The failure of the Happy Island’s top leaders to agree on vital issues (read: division of the spoils) means that last year’s competitive bidding of projects at the Department of Public Works and Highways (DPWH) and the Department of Education (DepEd) would continue.

With one side’s contractors taking deep ‘dives’ to win the bidding and deprive the other side of a main source of ‘deligencia,’ it will be the public who will ultimately lose at the end.

With the contract cost reduced by as much as 30%, the winning contractors are likely to resort to shortcuts and substandard construction to be able to show a reasonable profit.

For Malacanang and the top officials of the province, the second half of 2022 was characterized by a lot of missed opportunities, a failure to see their appointees’ faults beyond political loyalty, and a general lack of reaction from the public who are perhaps still waiting to see how their choice for the presidency would turn out.

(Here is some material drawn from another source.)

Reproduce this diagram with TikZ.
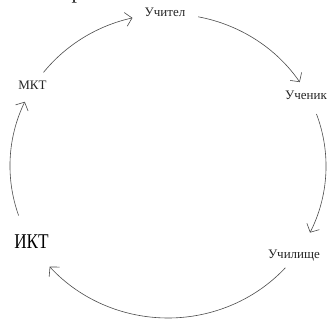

Four days into 2023, the Filipino people seems to have accepted the failings of the Marcos-Duterte administration and gave it satisfactory ratings for its performance in the past six months.

They must have taken heart to the message of author James P. Sherman’s famous quote (often misattributed to C.S. Lewis):

“You can’t go back and change the beginning but you can start where you are and change the ending.”

Writers who decide to change their stories, it is said, find it easier to just start where they are, rather than go back to the beginning and write it all over again.

The same holds true in our daily lives.

What happened in the past is already done and can no longer be corrected. What is important is that one learns from the mistakes of the past so that they will not be repeated in the future.

But this is easier said than done.

The actual road to success, the way through which every Filipino passes as he lives day to day, is strewn with the potholes of patronage politics and bureaucratic red tape into which many hopes have foundered.

As everyone grapples with the reality of an inefficient and corrupt government, all well-meaning citizens can hope for is for the Almightly to give us a long memory until the next elections, so we will be able to see past the cash brazenly dangled in front of our eyes.